Samoa has a parliamentary democratic system of government. The head of state has a role similar to that of a monarch. The prime minister is the head of government. The head of state is elected by the parliament for a term of five years. The prime minister is appointed by the head of state. The executive powers are with the cabinet, members of which are chosen by the prime minister.
The parliament, known as Fono, is comprised of 49 members, directly elected for a term of five years. Of the 49 seats, 47 are reserved for ethnic Samoans and the remaining two seats are for members of other communities.
Major political parties include Human Rights Protection Party (HRPP), Samoa Party (SP), Tautua Samoa Party (TSP), and The People's Party (TPP).
Mr. Tuilaepa Lupesoliai Neioti Aiono Sailele Malielegaoi is the current President of Samoa, belonging to Human Rights Protection Party (HRPP).
(Source: Samoa Gov, State.gov, IPU)
The country’s economic freedom score is 60.6, making its economy the 84th freest in the 2011 Index of Economic Freedom. Samoa was placed 13th out of 43 regional countries in the Asia-Pacific region.

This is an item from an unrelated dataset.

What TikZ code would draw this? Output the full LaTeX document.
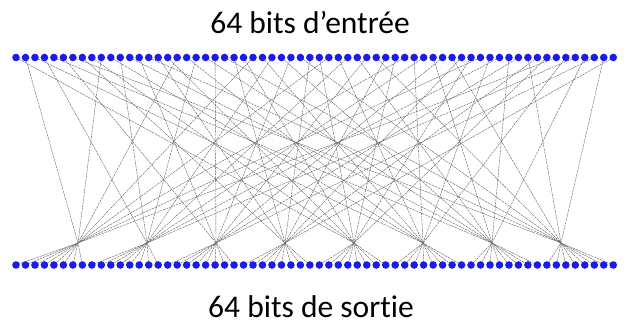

The Corruption Perceptions (CPI) index 2010 is a survey to measure the perceived level of corruption across countries worldwide. Samoa is ranked 62nd on this list, indicating the corruption level across the public departments is fairly low. The CPI score of Samoa for 2010 is 4.1.
Freedom of information
World Press Freedom Index 2010 ranks Samoa at 111th rank. Country’s score is 33 points indicating that its media is moderately regulated by the Government.
Journalists are restricted to report freely on certain political issues.
· Le Samoa
· Samoa Observer
· Samoa Times
· Talamua Magazine
The legal system is based on the English legal system. The judicial system includes Supreme Court, two District Courts and Appeal Court. The Supreme Court is the highest court of justice. There are six local judges who oversee the operations of Supreme Court and District Courts.
The judicial system also includes Land and Titles Court which deals with the issues of customary land ownership and ‘matai’ (chief) titles.